Instruction
Omit all pictures. Copy the rest of the material exactly.

Dataset excerpt
==========

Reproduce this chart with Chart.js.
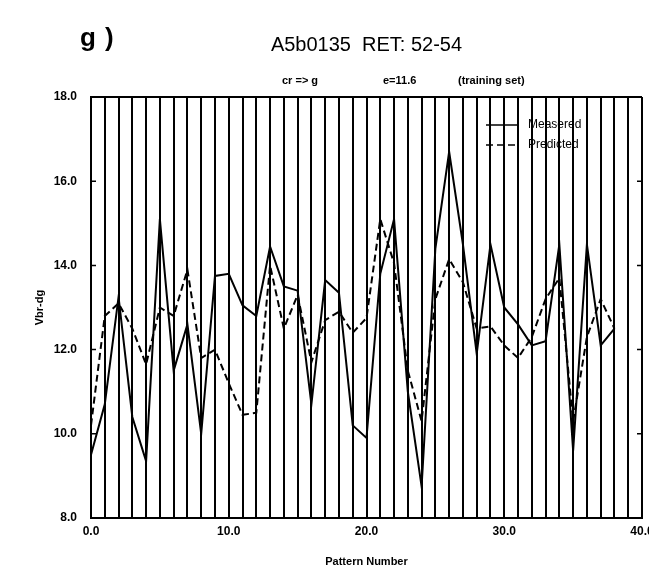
<!DOCTYPE html>
<html>
<head>
<meta charset="utf-8">
<script src="https://cdn.jsdelivr.net/npm/chart.js@4.4.0/dist/chart.umd.min.js"></script>
<style>
  html, body { margin: 0; padding: 0; background: #fff; overflow: hidden; width: 649px; height: 575px; }
  #marco { position: relative; width: 649px; height: 575px; overflow: hidden; }
  canvas { position: absolute; left: 0; top: 0; }
  .txt { position: absolute; font-family: "Liberation Sans", Arial, sans-serif; color: #000; white-space: nowrap; line-height: 1; }
  #panel { left: 80px; top: 24px; font-size: 26px; font-weight: bold; letter-spacing: 9px; }
  .sub { top: 75px; font-size: 11px; font-weight: bold; }
</style>
</head>
<body>
<div id="marco">
  <canvas id="grafico" width="680" height="575"></canvas>
  <div class="txt" id="panel">g)</div>
  <div class="txt sub" style="left:282px">cr =&gt; g</div>
  <div class="txt sub" style="left:383px">e=11.6</div>
  <div class="txt sub" style="left:458px">(training set)</div>
</div>
<script>
// Datos
const patron = [0, 1, 2, 3, 4, 5, 6, 7, 8, 9, 10, 11, 12, 13, 14, 15, 16, 17, 18, 19,
                20, 21, 22, 23, 24, 25, 26, 27, 28, 29, 30, 31, 32, 33, 34, 35, 36, 37, 38];
const medido = [9.5, 10.7, 13.25, 10.4, 9.35, 15.1, 11.5, 12.6, 10.0, 13.75,
                13.8, 13.05, 12.8, 14.45, 13.5, 13.4, 10.7, 13.65, 13.35, 10.2,
                9.9, 13.8, 15.1, 11.0, 8.75, 14.4, 16.7, 14.5, 11.9, 14.5,
                13.0, 12.6, 12.1, 12.2, 14.5, 9.6, 14.5, 12.1, 12.5];
const predicho = [10.2, 12.8, 13.1, 12.5, 11.65, 13.0, 12.8, 13.9, 11.8, 12.0,
                  11.2, 10.45, 10.5, 14.0, 12.5, 13.3, 11.7, 12.7, 12.9, 12.4,
                  12.75, 15.1, 14.05, 11.5, 10.3, 13.2, 14.15, 13.6, 12.5, 12.55,
                  12.1, 11.8, 12.3, 13.2, 13.7, 10.3, 12.3, 13.2, 12.5];
const yMin = 8, yMax = 18;
const xMin = 0, xMax = 40;

const fuente = '"Liberation Sans", Arial, sans-serif';

// Marcas cortas hacia dentro en los bordes izquierdo y derecho
const marcasInternas = {
    id: 'marcasInternas',
    afterDraw(chart) {
        const { ctx, chartArea: a, scales: { y } } = chart;
        ctx.save();
        ctx.strokeStyle = '#000';
        ctx.lineWidth = 1.5;
        y.ticks.forEach(t => {
            const py = y.getPixelForValue(t.value);
            ctx.beginPath();
            ctx.moveTo(a.left, py);
            ctx.lineTo(a.left + 5, py);
            ctx.moveTo(a.right, py);
            ctx.lineTo(a.right - 5, py);
            ctx.stroke();
        });
        ctx.restore();
    }
};

// Leyenda dentro del área del gráfico (arriba a la derecha)
const leyenda = {
    id: 'leyenda',
    afterDraw(chart) {
        const { ctx, chartArea: a } = chart;
        const x0 = a.right - 156, y0 = a.top + 28;
        chart.data.datasets.forEach((ds, i) => {
            const yy = y0 + i * 20;
            ctx.save();
            ctx.strokeStyle = ds.borderColor;
            ctx.lineWidth = 1.5;
            ctx.setLineDash(ds.borderDash || []);
            ctx.beginPath();
            ctx.moveTo(x0, yy);
            ctx.lineTo(x0 + 32, yy);
            ctx.stroke();
            ctx.setLineDash([]);
            ctx.fillStyle = '#000';
            ctx.font = '12px ' + fuente;
            ctx.textBaseline = 'middle';
            ctx.fillText(ds.label, x0 + 42, yy);
            ctx.restore();
        });
    }
};

const ctx = document.getElementById('grafico').getContext('2d');
new Chart(ctx, {
    type: 'line',
    data: {
        datasets: [
            {
                label: 'Measered',
                data: patron.map((p, i) => ({ x: p, y: medido[i] })),
                borderColor: '#000',
                borderWidth: 2,
                pointRadius: 0,
                tension: 0,
                fill: false
            },
            {
                label: 'Predicted',
                data: patron.map((p, i) => ({ x: p, y: predicho[i] })),
                borderColor: '#000',
                borderWidth: 2,
                borderDash: [7, 4],
                pointRadius: 0,
                tension: 0,
                fill: false
            }
        ]
    },
    options: {
        responsive: false,
        animation: false,
        layout: { padding: { left: 0, right: 38, top: 0, bottom: 0 } },
        plugins: {
            legend: { display: false },
            tooltip: { enabled: false },
            title: {
                display: true,
                text: 'A5b0135  RET: 52-54',
                fullSize: false,
                color: '#000',
                font: { family: fuente, size: 20, weight: 'normal' },
                padding: { top: 33, bottom: 40 }
            }
        },
        scales: {
            x: {
                type: 'linear',
                min: xMin,
                max: xMax,
                ticks: {
                    stepSize: 1,
                    autoSkip: false,
                    maxRotation: 0,
                    color: '#000',
                    padding: 6,
                    font: { family: fuente, size: 12, weight: 'bold' },
                    callback: v => (v % 10 === 0 ? v.toFixed(1) : '')
                },
                grid: { color: '#000', lineWidth: 2, drawTicks: false },
                border: { color: '#000', width: 2 },
                title: {
                    display: true,
                    text: 'Pattern Number',
                    color: '#000',
                    font: { family: fuente, size: 11, weight: 'bold' },
                    padding: { top: 0, bottom: 6 }
                },
                afterFit: s => { s.height = 57; }
            },
            y: {
                min: yMin,
                max: yMax,
                ticks: {
                    stepSize: 2,
                    color: '#000',
                    padding: 14,
                    font: { family: fuente, size: 12, weight: 'bold' },
                    callback: v => v.toFixed(1)
                },
                grid: {
                    color: c => (c.tick && c.tick.value === yMax ? '#000' : 'rgba(0,0,0,0)'),
                    lineWidth: 2,
                    drawTicks: false
                },
                border: { color: '#000', width: 2 },
                title: {
                    display: true,
                    text: 'Vbr-dg',
                    color: '#000',
                    font: { family: fuente, size: 11, weight: 'bold' },
                    padding: { top: 33, bottom: 0 }
                },
                afterFit: s => { s.width = 91; }
            }
        }
    },
    plugins: [marcasInternas, leyenda]
});
</script>
</body>
</html>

==========

Response to this exercise
Reproduce this chart with Chart.js.
<!DOCTYPE html>
<html>
<head>
<meta charset="utf-8">
<script src="https://cdn.jsdelivr.net/npm/chart.js@4.4.0/dist/chart.umd.min.js"></script>
<style>
  html, body { margin: 0; padding: 0; background: #fff; overflow: hidden; width: 649px; height: 575px; }
  #marco { position: relative; width: 649px; height: 575px; overflow: hidden; }
  canvas { position: absolute; left: 0; top: 0; }
  .txt { position: absolute; font-family: "Liberation Sans", Arial, sans-serif; color: #000; white-space: nowrap; line-height: 1; }
  #panel { left: 80px; top: 24px; font-size: 26px; font-weight: bold; letter-spacing: 9px; }
  .sub { top: 75px; font-size: 11px; font-weight: bold; }
</style>
</head>
<body>
<div id="marco">
  <canvas id="grafico" width="680" height="575"></canvas>
  <div class="txt" id="panel">g)</div>
  <div class="txt sub" style="left:282px">cr =&gt; g</div>
  <div class="txt sub" style="left:383px">e=11.6</div>
  <div class="txt sub" style="left:458px">(training set)</div>
</div>
<script>
// Datos
const patron = [0, 1, 2, 3, 4, 5, 6, 7, 8, 9, 10, 11, 12, 13, 14, 15, 16, 17, 18, 19,
                20, 21, 22, 23, 24, 25, 26, 27, 28, 29, 30, 31, 32, 33, 34, 35, 36, 37, 38];
const medido = [9.5, 10.7, 13.25, 10.4, 9.35, 15.1, 11.5, 12.6, 10.0, 13.75,
                13.8, 13.05, 12.8, 14.45, 13.5, 13.4, 10.7, 13.65, 13.35, 10.2,
                9.9, 13.8, 15.1, 11.0, 8.75, 14.4, 16.7, 14.5, 11.9, 14.5,
                13.0, 12.6, 12.1, 12.2, 14.5, 9.6, 14.5, 12.1, 12.5];
const predicho = [10.2, 12.8, 13.1, 12.5, 11.65, 13.0, 12.8, 13.9, 11.8, 12.0,
                  11.2, 10.45, 10.5, 14.0, 12.5, 13.3, 11.7, 12.7, 12.9, 12.4,
                  12.75, 15.1, 14.05, 11.5, 10.3, 13.2, 14.15, 13.6, 12.5, 12.55,
                  12.1, 11.8, 12.3, 13.2, 13.7, 10.3, 12.3, 13.2, 12.5];
const yMin = 8, yMax = 18;
const xMin = 0, xMax = 40;

const fuente = '"Liberation Sans", Arial, sans-serif';

// Marcas cortas hacia dentro en los bordes izquierdo y derecho
const marcasInternas = {
    id: 'marcasInternas',
    afterDraw(chart) {
        const { ctx, chartArea: a, scales: { y } } = chart;
        ctx.save();
        ctx.strokeStyle = '#000';
        ctx.lineWidth = 1.5;
        y.ticks.forEach(t => {
            const py = y.getPixelForValue(t.value);
            ctx.beginPath();
            ctx.moveTo(a.left, py);
            ctx.lineTo(a.left + 5, py);
            ctx.moveTo(a.right, py);
            ctx.lineTo(a.right - 5, py);
            ctx.stroke();
        });
        ctx.restore();
    }
};

// Leyenda dentro del área del gráfico (arriba a la derecha)
const leyenda = {
    id: 'leyenda',
    afterDraw(chart) {
        const { ctx, chartArea: a } = chart;
        const x0 = a.right - 156, y0 = a.top + 28;
        chart.data.datasets.forEach((ds, i) => {
            const yy = y0 + i * 20;
            ctx.save();
            ctx.strokeStyle = ds.borderColor;
            ctx.lineWidth = 1.5;
            ctx.setLineDash(ds.borderDash || []);
            ctx.beginPath();
            ctx.moveTo(x0, yy);
            ctx.lineTo(x0 + 32, yy);
            ctx.stroke();
            ctx.setLineDash([]);
            ctx.fillStyle = '#000';
            ctx.font = '12px ' + fuente;
            ctx.textBaseline = 'middle';
            ctx.fillText(ds.label, x0 + 42, yy);
            ctx.restore();
        });
    }
};

const ctx = document.getElementById('grafico').getContext('2d');
new Chart(ctx, {
    type: 'line',
    data: {
        datasets: [
            {
                label: 'Measered',
                data: patron.map((p, i) => ({ x: p, y: medido[i] })),
                borderColor: '#000',
                borderWidth: 2,
                pointRadius: 0,
                tension: 0,
                fill: false
            },
            {
                label: 'Predicted',
                data: patron.map((p, i) => ({ x: p, y: predicho[i] })),
                borderColor: '#000',
                borderWidth: 2,
                borderDash: [7, 4],
                pointRadius: 0,
                tension: 0,
                fill: false
            }
        ]
    },
    options: {
        responsive: false,
        animation: false,
        layout: { padding: { left: 0, right: 38, top: 0, bottom: 0 } },
        plugins: {
            legend: { display: false },
            tooltip: { enabled: false },
            title: {
                display: true,
                text: 'A5b0135  RET: 52-54',
                fullSize: false,
                color: '#000',
                font: { family: fuente, size: 20, weight: 'normal' },
                padding: { top: 33, bottom: 40 }
            }
        },
        scales: {
            x: {
                type: 'linear',
                min: xMin,
                max: xMax,
                ticks: {
                    stepSize: 1,
                    autoSkip: false,
                    maxRotation: 0,
                    color: '#000',
                    padding: 6,
                    font: { family: fuente, size: 12, weight: 'bold' },
                    callback: v => (v % 10 === 0 ? v.toFixed(1) : '')
                },
                grid: { color: '#000', lineWidth: 2, drawTicks: false },
                border: { color: '#000', width: 2 },
                title: {
                    display: true,
                    text: 'Pattern Number',
                    color: '#000',
                    font: { family: fuente, size: 11, weight: 'bold' },
                    padding: { top: 0, bottom: 6 }
                },
                afterFit: s => { s.height = 57; }
            },
            y: {
                min: yMin,
                max: yMax,
                ticks: {
                    stepSize: 2,
                    color: '#000',
                    padding: 14,
                    font: { family: fuente, size: 12, weight: 'bold' },
                    callback: v => v.toFixed(1)
                },
                grid: {
                    color: c => (c.tick && c.tick.value === yMax ? '#000' : 'rgba(0,0,0,0)'),
                    lineWidth: 2,
                    drawTicks: false
                },
                border: { color: '#000', width: 2 },
                title: {
                    display: true,
                    text: 'Vbr-dg',
                    color: '#000',
                    font: { family: fuente, size: 11, weight: 'bold' },
                    padding: { top: 33, bottom: 0 }
                },
                afterFit: s => { s.width = 91; }
            }
        }
    },
    plugins: [marcasInternas, leyenda]
});
</script>
</body>
</html>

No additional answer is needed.